INFORMATION PROVIDED —
---+---

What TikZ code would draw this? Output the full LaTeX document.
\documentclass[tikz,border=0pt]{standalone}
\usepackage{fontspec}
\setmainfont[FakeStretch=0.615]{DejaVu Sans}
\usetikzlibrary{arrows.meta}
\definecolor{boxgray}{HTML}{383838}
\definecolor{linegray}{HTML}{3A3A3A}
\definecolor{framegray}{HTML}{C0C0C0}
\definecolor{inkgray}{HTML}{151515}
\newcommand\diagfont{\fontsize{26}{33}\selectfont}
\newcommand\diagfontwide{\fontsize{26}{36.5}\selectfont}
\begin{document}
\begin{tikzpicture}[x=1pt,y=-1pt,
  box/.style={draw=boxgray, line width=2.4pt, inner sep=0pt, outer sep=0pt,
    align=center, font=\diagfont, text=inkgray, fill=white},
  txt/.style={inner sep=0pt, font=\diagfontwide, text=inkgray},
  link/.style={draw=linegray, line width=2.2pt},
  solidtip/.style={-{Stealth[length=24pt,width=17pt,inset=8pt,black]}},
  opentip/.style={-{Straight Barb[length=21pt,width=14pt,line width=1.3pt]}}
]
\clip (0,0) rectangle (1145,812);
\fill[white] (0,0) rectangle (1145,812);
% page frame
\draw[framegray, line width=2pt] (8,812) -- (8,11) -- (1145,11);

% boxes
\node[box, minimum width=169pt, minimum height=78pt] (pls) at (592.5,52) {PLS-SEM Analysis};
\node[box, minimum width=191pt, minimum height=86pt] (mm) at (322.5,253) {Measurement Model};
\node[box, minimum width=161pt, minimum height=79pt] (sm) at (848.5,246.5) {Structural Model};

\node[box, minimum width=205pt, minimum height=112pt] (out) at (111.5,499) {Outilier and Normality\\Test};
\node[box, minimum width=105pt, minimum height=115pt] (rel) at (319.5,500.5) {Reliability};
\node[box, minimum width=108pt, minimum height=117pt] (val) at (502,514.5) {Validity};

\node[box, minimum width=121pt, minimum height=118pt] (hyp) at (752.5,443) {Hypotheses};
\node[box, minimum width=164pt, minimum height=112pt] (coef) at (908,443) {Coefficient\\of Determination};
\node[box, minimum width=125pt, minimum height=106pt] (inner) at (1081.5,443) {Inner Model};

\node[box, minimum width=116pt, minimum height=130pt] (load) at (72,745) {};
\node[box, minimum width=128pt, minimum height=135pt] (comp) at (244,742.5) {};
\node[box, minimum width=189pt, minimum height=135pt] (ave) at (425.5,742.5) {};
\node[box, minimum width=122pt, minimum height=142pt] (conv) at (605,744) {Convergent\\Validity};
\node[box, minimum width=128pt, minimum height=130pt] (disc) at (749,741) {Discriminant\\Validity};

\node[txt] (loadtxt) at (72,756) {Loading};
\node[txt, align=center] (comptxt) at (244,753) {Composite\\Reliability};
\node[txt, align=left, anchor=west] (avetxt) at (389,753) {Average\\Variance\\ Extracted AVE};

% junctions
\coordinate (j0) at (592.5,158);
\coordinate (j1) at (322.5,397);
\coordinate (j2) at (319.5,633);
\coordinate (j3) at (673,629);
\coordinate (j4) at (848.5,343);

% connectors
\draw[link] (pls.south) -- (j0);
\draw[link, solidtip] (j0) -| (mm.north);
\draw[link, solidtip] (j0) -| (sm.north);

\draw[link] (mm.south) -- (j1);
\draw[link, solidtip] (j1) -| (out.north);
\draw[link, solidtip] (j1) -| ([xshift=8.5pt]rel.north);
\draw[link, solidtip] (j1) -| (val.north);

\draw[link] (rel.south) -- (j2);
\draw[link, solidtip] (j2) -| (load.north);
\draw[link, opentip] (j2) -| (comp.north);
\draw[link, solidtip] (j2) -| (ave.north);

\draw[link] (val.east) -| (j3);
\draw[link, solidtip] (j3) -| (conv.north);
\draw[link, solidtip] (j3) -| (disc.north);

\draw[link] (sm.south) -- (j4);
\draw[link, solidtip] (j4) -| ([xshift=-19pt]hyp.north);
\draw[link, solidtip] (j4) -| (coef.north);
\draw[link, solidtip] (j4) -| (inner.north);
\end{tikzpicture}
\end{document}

---+---

YOUR GOAL — Return the listing above word for word.

SOLUTION TO THIS EXERCISE —
What TikZ code would draw this? Output the full LaTeX document.
\documentclass[tikz,border=0pt]{standalone}
\usepackage{fontspec}
\setmainfont[FakeStretch=0.615]{DejaVu Sans}
\usetikzlibrary{arrows.meta}
\definecolor{boxgray}{HTML}{383838}
\definecolor{linegray}{HTML}{3A3A3A}
\definecolor{framegray}{HTML}{C0C0C0}
\definecolor{inkgray}{HTML}{151515}
\newcommand\diagfont{\fontsize{26}{33}\selectfont}
\newcommand\diagfontwide{\fontsize{26}{36.5}\selectfont}
\begin{document}
\begin{tikzpicture}[x=1pt,y=-1pt,
  box/.style={draw=boxgray, line width=2.4pt, inner sep=0pt, outer sep=0pt,
    align=center, font=\diagfont, text=inkgray, fill=white},
  txt/.style={inner sep=0pt, font=\diagfontwide, text=inkgray},
  link/.style={draw=linegray, line width=2.2pt},
  solidtip/.style={-{Stealth[length=24pt,width=17pt,inset=8pt,black]}},
  opentip/.style={-{Straight Barb[length=21pt,width=14pt,line width=1.3pt]}}
]
\clip (0,0) rectangle (1145,812);
\fill[white] (0,0) rectangle (1145,812);
% page frame
\draw[framegray, line width=2pt] (8,812) -- (8,11) -- (1145,11);

% boxes
\node[box, minimum width=169pt, minimum height=78pt] (pls) at (592.5,52) {PLS-SEM Analysis};
\node[box, minimum width=191pt, minimum height=86pt] (mm) at (322.5,253) {Measurement Model};
\node[box, minimum width=161pt, minimum height=79pt] (sm) at (848.5,246.5) {Structural Model};

\node[box, minimum width=205pt, minimum height=112pt] (out) at (111.5,499) {Outilier and Normality\\Test};
\node[box, minimum width=105pt, minimum height=115pt] (rel) at (319.5,500.5) {Reliability};
\node[box, minimum width=108pt, minimum height=117pt] (val) at (502,514.5) {Validity};

\node[box, minimum width=121pt, minimum height=118pt] (hyp) at (752.5,443) {Hypotheses};
\node[box, minimum width=164pt, minimum height=112pt] (coef) at (908,443) {Coefficient\\of Determination};
\node[box, minimum width=125pt, minimum height=106pt] (inner) at (1081.5,443) {Inner Model};

\node[box, minimum width=116pt, minimum height=130pt] (load) at (72,745) {};
\node[box, minimum width=128pt, minimum height=135pt] (comp) at (244,742.5) {};
\node[box, minimum width=189pt, minimum height=135pt] (ave) at (425.5,742.5) {};
\node[box, minimum width=122pt, minimum height=142pt] (conv) at (605,744) {Convergent\\Validity};
\node[box, minimum width=128pt, minimum height=130pt] (disc) at (749,741) {Discriminant\\Validity};

\node[txt] (loadtxt) at (72,756) {Loading};
\node[txt, align=center] (comptxt) at (244,753) {Composite\\Reliability};
\node[txt, align=left, anchor=west] (avetxt) at (389,753) {Average\\Variance\\ Extracted AVE};

% junctions
\coordinate (j0) at (592.5,158);
\coordinate (j1) at (322.5,397);
\coordinate (j2) at (319.5,633);
\coordinate (j3) at (673,629);
\coordinate (j4) at (848.5,343);

% connectors
\draw[link] (pls.south) -- (j0);
\draw[link, solidtip] (j0) -| (mm.north);
\draw[link, solidtip] (j0) -| (sm.north);

\draw[link] (mm.south) -- (j1);
\draw[link, solidtip] (j1) -| (out.north);
\draw[link, solidtip] (j1) -| ([xshift=8.5pt]rel.north);
\draw[link, solidtip] (j1) -| (val.north);

\draw[link] (rel.south) -- (j2);
\draw[link, solidtip] (j2) -| (load.north);
\draw[link, opentip] (j2) -| (comp.north);
\draw[link, solidtip] (j2) -| (ave.north);

\draw[link] (val.east) -| (j3);
\draw[link, solidtip] (j3) -| (conv.north);
\draw[link, solidtip] (j3) -| (disc.north);

\draw[link] (sm.south) -- (j4);
\draw[link, solidtip] (j4) -| ([xshift=-19pt]hyp.north);
\draw[link, solidtip] (j4) -| (coef.north);
\draw[link, solidtip] (j4) -| (inner.north);
\end{tikzpicture}
\end{document}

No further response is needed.